国家公務員の給与の臨時特例に関する法律案
国家公務員の給与の臨時特例に関する法律案(こっかこうむいんのきゅうよのりんじとくれいにかんするほうりつあん)とは国家公務員の給与を臨時に引き下げる法律案。略称は「国家公務員給与削減法案」[1]。
概要
[編集]2011年6月3日に菅直人内閣で法律案が閣議決定され、衆議院に提出された[2]。中身は震災復興財源の確保を目的に2013年度末までの特例措置として、国家公務員の給与や賞与を5~10%削減する内容である[1][2][3]。

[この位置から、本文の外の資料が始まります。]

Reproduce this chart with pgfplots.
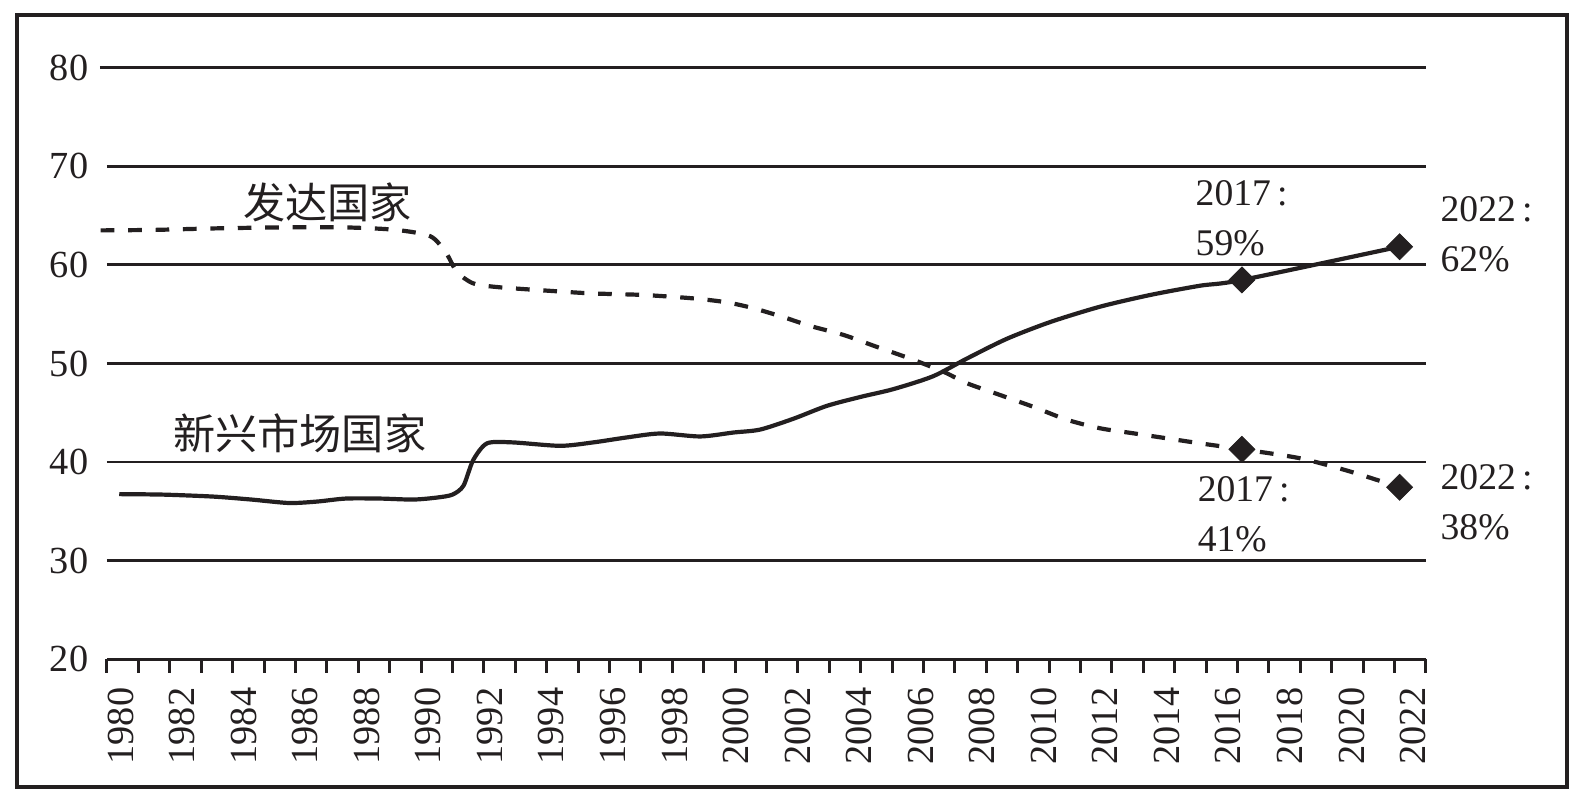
\documentclass[border=0pt]{standalone}
\usepackage{fontspec}
\setmainfont{Liberation Serif}
\newfontfamily\cjk{Noto Sans CJK SC}
\usepackage{pgfplots}
\pgfplotsset{compat=1.18}
\definecolor{ink}{HTML}{231F20}
\begin{document}
\begin{tikzpicture}[x=1mm,y=1mm]
\path[use as bounding box] (0,0) rectangle (158,79.8);
\draw[line width=0.33mm, ink] (1.7,1.1) rectangle (156.7,78.3);
\begin{axis}[
  at={(10.7mm,13.87mm)}, anchor=south west,
  scale only axis, width=131.9mm, height=59.16mm,
  xmin=1980, xmax=2022, ymin=20, ymax=80,
  clip=false,
  axis x line*=bottom, axis y line*=left,
  y axis line style={draw=none},
  x axis line style={line width=0.3mm, ink, -},
  xtick={1980,...,2022}, xticklabels={},
  xtick style={line width=0.3mm, ink},
  tick align=outside, major tick length=1.33mm,
  ytick={30,40,50,60,70,80}, yticklabels={30,40,50,60,70,80},
  ytick style={draw=none},
  ymajorgrids,
  major grid style={line width=0.28mm, ink, shorten <=-0.7mm},
  extra y ticks={20}, extra y tick labels={20},
  extra y tick style={grid=none, major tick length=0pt, ytick style={draw=none}, yticklabel style={xshift=-1.33mm}},
  extra x ticks={1980.430,1982.390,1984.350,1986.310,1988.270,1990.229,1992.189,1994.149,1996.109,1998.069,2000.029,2001.989,2003.949,2005.909,2007.868,2009.828,2011.788,2013.748,2015.708,2017.668,2019.628,2021.588},
  extra x tick labels={1980,1982,1984,1986,1988,1990,1992,1994,1996,1998,2000,2002,2004,2006,2008,2010,2012,2014,2016,2018,2020,2022},
  extra x tick style={major tick length=0pt, xtick style={draw=none}, xticklabel style={rotate=90, anchor=east, xshift=-1.6mm}},
  ticklabel style={font=\fontsize{10.9}{13}\selectfont, text=ink},
  yticklabel style={xshift=0.7mm},
]
% developed countries (dashed)
\addplot[ink, line width=0.42mm, dash pattern=on 3.9pt off 3.9pt, smooth, tension=0.45] coordinates {
(1979.8,63.5) (1981.5,63.55) (1983.4,63.7) (1985.5,63.8) (1987.6,63.8)
(1989.2,63.55) (1990.3,62.9) (1990.8,61.2) (1991.14,59.3) (1991.66,58.13)
(1992.5,57.73) (1994.43,57.3) (1995.49,57.1) (1997.08,56.95) (1998.68,56.6)
(1999.74,56.2) (2000.59,55.6) (2001.54,54.7) (2002.4,53.8) (2003.45,52.9)
(2004.5,51.7) (2005.57,50.5) (2006.63,49.17) (2007.38,48.0) (2008.44,46.8)
(2009.5,45.6) (2010.56,44.3) (2011.62,43.43) (2012.68,42.92) (2013.75,42.41)
(2014.81,41.9) (2016.14,41.3) (2018.0,40.38) (2019.6,39.03) (2021.16,37.44)
};
% emerging markets (solid)
\addplot[ink, line width=0.42mm, smooth, tension=0.45] coordinates {
(1980.39,36.75) (1981.8,36.7) (1983.39,36.5) (1984.6,36.2) (1985.8,35.85)
(1986.7,36.0) (1987.6,36.3) (1988.7,36.3) (1989.75,36.2) (1990.5,36.4)
(1991.0,36.7) (1991.35,37.6) (1991.66,40.2) (1992.1,41.9) (1992.9,42.0)
(1994.43,41.65) (1995.49,42.0) (1996.55,42.5) (1997.61,42.9) (1998.89,42.6)
(1999.95,43.0) (2000.8,43.3) (2001.86,44.4) (2002.92,45.7) (2003.98,46.6)
(2005.04,47.4) (2006.3,48.7) (2007.38,50.5) (2008.65,52.5) (2010.03,54.2)
(2011.62,55.76) (2013.22,56.95) (2014.81,57.89) (2016.14,58.47) (2021.16,61.85)
};
% highlighted points
\addplot[only marks, mark=square*, mark size=0.92mm, mark options={rotate=45, fill=ink, draw=ink, line width=0.2pt}] coordinates {
(2016.14,58.47) (2021.16,61.85) (2016.14,41.3) (2021.16,37.44)
};
% annotations
\tikzset{ann/.style={anchor=base west, inner sep=0pt, text=ink, font=\fontsize{10.7}{13}\selectfont}}
\node[ann] at (axis cs:2014.644,66.07) {2017\,:};
\node[ann] at (axis cs:2014.644,61.0) {59\%};
\node[ann] at (axis cs:2014.71,35.98) {2017\,:};
\node[ann] at (axis cs:2014.71,30.9) {41\%};
\node[ann] at (axis cs:2022.445,64.38) {2022\,:};
\node[ann] at (axis cs:2022.445,59.31) {62\%};
\node[ann] at (axis cs:2022.445,37.17) {2022\,:};
\node[ann] at (axis cs:2022.445,32.1) {38\%};
\node[text=ink, font=\cjk\fontsize{12}{14}\selectfont] at (axis cs:1987.02,66.33) {发达国家};
\node[text=ink, font=\cjk\fontsize{12}{14}\selectfont] at (axis cs:1986.136,42.92) {新兴市场国家};
\end{axis}
\end{tikzpicture}
\end{document}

具体的には課長級以上10%、課長補佐・係長級8%、係員級5%で、平均7.8%の削減となる[3]
人事院の給与勧告(人事院勧告)によらず公務員給与を削減する法案が提出されたのは初めてであり、江利川毅人事院総裁は遺憾の談話を発表した[1][2]。
また、この法案について西岡武夫参議院議長は国家財政の悪化について理解を示しつつも、公務員労働争議権を含む公務員労働三権や人事院制度等の公務員制度について抜本的改革をせずに人事院との協議が不十分なまま給与削減をする趣旨に反発し、衆議院から送付された場合は参議院議院運営委員長との協議の上、人事院との協議が尽くされない限り、参議院としては法案を委員会に付託しない考えを示した。国会法は「議案が提出されたときは、議長は適当の委員会に付託する」と規定しており、衆議院通過後に参議院に送られた場合は、参議院議長が担当の委員会に付託して、参議院の審議が始まる仕組みになっている[2]。参議院事務局によると、議長が議案を意図的に付託しなかった例はないという[2]。
西岡議長の発言について加藤一彦東京経済大学教授は「衆議院で可決されれば、『法案は成立させるべきだ』という衆議院の意思が示されたことになり、参議院で審議するのが二院制の基本」「議案の付託は議長の法的義務で、議長の好みで議事運営を動かすことは権限乱用」と批判された[2]。
この法案は最終的に衆議院で採決にかけられることなく廃案となったことで、参議院に法案が送られることはなかった。